** EXERCISE DETAILS **
Produce an exact copy of the lines below that run from the line containing "Convert this chart to Plotly.js code." to the line containing "const seriesNames = ['NOP3A', 'DT2', 'DT4', 'DT8'];", inclusive; any picture is omitted.

--- BEGIN DATA SHOWN ---

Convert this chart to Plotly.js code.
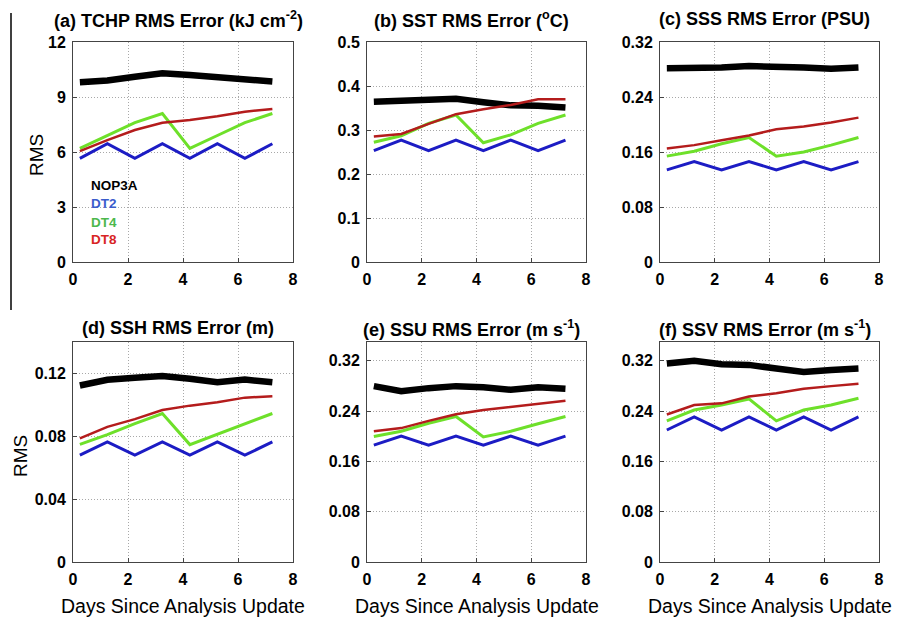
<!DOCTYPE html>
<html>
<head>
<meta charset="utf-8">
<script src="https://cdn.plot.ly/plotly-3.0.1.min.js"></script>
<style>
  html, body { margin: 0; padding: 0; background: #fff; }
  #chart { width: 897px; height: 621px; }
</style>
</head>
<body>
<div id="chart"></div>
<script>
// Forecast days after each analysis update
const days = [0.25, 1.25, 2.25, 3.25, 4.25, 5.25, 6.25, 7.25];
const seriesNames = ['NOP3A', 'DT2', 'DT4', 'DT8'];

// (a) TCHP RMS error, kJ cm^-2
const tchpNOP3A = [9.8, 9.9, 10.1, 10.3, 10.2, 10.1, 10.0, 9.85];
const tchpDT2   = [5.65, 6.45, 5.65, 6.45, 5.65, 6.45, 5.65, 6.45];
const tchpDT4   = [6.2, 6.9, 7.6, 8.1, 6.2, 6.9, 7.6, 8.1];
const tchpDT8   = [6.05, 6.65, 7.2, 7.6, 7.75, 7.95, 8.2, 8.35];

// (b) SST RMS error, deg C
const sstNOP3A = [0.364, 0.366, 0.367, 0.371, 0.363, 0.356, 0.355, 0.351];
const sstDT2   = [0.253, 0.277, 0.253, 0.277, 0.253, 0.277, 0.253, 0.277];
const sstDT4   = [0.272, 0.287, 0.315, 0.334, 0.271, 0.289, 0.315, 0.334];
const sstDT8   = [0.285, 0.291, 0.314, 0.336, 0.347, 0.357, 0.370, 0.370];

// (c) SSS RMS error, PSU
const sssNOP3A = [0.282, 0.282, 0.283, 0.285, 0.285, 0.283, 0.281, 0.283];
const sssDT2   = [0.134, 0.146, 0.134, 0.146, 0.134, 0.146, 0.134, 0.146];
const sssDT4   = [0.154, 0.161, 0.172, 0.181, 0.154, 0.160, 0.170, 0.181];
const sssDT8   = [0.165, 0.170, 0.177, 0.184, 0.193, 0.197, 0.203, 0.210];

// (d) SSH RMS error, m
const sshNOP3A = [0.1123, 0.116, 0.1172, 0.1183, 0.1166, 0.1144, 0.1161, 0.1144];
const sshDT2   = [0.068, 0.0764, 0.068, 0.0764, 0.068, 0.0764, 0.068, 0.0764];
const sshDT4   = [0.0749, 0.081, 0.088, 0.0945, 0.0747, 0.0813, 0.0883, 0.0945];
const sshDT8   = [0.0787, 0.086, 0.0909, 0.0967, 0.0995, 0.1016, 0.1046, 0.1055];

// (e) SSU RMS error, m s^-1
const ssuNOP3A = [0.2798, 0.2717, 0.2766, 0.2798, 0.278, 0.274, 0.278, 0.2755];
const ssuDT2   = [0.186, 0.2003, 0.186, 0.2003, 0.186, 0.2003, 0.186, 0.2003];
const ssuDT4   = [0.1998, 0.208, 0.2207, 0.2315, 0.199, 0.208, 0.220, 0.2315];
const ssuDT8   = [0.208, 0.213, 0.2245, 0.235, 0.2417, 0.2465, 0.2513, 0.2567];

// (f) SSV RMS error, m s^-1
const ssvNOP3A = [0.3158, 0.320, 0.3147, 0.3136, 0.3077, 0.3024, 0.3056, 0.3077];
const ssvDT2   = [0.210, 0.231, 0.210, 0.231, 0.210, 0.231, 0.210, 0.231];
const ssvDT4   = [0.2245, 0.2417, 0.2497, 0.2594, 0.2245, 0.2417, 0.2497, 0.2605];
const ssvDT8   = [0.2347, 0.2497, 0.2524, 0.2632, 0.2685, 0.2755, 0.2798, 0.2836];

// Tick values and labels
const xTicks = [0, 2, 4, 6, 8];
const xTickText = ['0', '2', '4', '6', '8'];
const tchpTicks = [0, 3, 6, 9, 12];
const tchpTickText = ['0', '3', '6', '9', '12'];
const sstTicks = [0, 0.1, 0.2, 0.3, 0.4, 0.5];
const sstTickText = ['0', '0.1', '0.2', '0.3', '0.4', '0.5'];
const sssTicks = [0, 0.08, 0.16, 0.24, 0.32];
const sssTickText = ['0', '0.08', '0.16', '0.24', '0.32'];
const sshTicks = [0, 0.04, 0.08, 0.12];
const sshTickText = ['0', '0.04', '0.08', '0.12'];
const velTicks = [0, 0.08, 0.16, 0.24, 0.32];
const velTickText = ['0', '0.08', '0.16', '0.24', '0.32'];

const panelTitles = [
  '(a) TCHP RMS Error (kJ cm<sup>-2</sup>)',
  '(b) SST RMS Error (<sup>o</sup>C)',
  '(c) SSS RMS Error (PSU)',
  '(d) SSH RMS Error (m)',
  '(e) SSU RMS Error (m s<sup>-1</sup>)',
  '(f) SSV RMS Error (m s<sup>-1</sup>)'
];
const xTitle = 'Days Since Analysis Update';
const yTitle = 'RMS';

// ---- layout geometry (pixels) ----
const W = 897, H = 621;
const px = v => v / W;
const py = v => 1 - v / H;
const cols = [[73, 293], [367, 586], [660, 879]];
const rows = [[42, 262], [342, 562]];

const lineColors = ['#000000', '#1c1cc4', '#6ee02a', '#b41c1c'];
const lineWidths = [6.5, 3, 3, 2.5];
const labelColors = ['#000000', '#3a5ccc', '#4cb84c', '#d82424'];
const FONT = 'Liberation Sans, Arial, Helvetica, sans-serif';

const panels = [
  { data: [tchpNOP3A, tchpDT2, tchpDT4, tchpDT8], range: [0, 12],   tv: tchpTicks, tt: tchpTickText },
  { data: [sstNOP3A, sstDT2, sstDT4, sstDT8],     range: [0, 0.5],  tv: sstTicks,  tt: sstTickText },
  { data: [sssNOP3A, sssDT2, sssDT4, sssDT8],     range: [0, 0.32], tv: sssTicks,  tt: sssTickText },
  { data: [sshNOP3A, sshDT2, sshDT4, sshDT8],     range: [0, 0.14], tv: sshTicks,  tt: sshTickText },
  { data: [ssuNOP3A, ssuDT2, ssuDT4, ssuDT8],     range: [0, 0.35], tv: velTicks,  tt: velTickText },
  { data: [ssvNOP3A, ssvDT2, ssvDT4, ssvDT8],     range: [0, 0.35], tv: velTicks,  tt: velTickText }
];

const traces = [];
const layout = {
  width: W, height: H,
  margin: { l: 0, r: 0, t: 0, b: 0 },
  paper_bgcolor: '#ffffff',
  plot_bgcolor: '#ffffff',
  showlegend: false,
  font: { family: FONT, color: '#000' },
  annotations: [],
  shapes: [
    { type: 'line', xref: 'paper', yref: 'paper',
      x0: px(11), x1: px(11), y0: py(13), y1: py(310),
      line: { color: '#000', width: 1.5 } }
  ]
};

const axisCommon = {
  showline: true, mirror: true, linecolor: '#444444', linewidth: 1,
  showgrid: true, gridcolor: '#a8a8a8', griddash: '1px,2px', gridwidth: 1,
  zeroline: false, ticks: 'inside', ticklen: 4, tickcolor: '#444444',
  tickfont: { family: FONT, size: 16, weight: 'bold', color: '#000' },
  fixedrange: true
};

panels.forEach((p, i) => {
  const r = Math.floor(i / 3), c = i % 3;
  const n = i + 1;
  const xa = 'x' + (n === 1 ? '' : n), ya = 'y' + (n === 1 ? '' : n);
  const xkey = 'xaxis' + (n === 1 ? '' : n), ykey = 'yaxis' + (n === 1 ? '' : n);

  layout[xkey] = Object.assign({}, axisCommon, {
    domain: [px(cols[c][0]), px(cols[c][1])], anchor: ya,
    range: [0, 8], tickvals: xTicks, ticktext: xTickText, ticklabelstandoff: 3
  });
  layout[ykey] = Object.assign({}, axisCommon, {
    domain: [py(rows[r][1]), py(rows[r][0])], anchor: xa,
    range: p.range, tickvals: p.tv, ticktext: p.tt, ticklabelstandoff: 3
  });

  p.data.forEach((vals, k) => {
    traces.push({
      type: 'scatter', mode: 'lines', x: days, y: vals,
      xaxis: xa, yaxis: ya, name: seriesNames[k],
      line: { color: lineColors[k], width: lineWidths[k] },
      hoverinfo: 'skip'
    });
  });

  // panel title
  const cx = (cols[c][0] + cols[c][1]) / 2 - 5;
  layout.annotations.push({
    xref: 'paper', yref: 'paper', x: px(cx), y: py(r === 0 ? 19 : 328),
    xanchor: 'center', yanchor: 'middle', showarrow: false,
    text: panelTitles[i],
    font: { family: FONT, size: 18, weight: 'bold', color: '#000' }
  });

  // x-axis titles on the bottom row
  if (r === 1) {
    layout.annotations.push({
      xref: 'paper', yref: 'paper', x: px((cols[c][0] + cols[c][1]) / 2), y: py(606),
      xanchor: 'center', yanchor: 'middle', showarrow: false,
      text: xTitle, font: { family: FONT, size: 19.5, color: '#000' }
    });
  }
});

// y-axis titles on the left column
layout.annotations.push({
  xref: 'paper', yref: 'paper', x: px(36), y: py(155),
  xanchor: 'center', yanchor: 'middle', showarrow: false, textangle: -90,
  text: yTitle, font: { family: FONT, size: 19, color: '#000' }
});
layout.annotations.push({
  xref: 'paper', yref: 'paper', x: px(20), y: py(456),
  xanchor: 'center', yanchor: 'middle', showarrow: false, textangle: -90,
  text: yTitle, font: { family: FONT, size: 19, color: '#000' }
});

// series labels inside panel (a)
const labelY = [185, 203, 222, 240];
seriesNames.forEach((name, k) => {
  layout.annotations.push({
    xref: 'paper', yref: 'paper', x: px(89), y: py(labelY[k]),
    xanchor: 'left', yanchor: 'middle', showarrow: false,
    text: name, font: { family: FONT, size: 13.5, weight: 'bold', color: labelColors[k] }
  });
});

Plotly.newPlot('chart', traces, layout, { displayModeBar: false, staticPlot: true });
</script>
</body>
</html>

--- END DATA SHOWN ---
--- BEGIN DATA SHOWN ---

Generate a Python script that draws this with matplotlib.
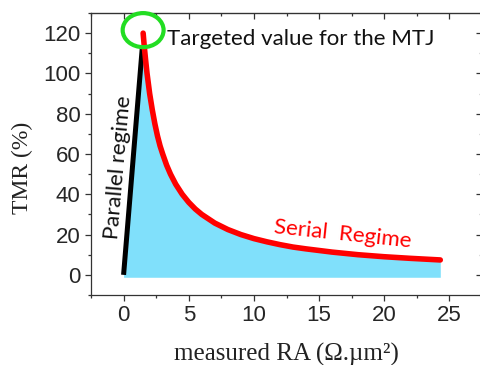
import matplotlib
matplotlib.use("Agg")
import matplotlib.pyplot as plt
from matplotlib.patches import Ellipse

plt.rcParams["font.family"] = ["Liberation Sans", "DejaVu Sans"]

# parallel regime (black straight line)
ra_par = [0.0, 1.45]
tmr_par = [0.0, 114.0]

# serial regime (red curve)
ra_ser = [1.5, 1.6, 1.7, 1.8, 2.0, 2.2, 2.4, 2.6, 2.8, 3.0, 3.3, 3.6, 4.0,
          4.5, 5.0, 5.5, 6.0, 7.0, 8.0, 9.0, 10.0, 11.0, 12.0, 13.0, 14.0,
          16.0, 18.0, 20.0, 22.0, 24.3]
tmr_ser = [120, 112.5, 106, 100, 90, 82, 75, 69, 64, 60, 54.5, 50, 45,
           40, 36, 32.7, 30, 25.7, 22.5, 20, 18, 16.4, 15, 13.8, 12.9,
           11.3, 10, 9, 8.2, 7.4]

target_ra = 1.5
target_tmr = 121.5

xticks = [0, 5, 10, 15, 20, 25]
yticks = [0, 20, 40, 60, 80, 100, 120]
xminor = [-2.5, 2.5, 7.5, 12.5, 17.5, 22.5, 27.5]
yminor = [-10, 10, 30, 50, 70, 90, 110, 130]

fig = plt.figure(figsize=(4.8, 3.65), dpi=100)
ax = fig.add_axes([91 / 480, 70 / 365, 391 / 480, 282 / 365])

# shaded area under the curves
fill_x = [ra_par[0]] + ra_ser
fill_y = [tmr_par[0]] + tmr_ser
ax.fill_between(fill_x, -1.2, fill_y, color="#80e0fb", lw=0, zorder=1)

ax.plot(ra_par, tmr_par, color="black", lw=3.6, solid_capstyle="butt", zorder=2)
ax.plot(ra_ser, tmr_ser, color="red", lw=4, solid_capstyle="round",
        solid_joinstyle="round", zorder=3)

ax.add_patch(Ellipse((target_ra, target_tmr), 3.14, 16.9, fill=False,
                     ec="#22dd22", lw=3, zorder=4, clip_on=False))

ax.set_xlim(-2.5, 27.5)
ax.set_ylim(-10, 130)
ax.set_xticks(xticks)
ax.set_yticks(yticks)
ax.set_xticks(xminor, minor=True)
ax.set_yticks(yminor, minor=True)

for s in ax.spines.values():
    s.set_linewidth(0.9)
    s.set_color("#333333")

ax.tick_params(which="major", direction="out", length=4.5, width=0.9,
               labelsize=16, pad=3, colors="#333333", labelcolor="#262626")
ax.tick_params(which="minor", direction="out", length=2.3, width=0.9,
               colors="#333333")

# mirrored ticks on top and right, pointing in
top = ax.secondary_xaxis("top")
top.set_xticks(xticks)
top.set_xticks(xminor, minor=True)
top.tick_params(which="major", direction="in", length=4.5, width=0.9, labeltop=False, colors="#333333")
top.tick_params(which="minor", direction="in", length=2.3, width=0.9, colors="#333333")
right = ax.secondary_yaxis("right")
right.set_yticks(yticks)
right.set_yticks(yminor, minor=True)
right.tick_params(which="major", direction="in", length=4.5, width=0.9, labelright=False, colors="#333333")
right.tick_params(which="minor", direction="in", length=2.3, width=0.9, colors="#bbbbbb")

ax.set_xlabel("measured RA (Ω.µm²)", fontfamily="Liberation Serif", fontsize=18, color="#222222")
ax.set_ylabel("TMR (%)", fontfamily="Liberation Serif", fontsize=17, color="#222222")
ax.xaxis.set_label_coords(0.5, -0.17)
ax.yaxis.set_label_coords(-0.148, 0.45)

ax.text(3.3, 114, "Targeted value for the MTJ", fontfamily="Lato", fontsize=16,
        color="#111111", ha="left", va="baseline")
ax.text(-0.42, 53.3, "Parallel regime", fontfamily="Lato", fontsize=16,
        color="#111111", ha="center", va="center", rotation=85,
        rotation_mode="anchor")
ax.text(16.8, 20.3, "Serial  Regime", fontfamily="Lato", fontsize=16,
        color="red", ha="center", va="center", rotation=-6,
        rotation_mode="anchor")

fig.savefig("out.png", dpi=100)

--- END DATA SHOWN ---

** TASK RESPONSE **
Convert this chart to Plotly.js code.
<!DOCTYPE html>
<html>
<head>
<meta charset="utf-8">
<script src="https://cdn.plot.ly/plotly-3.0.1.min.js"></script>
<style>
  html, body { margin: 0; padding: 0; background: #fff; }
  #chart { width: 897px; height: 621px; }
</style>
</head>
<body>
<div id="chart"></div>
<script>
// Forecast days after each analysis update
const days = [0.25, 1.25, 2.25, 3.25, 4.25, 5.25, 6.25, 7.25];
const seriesNames = ['NOP3A', 'DT2', 'DT4', 'DT8'];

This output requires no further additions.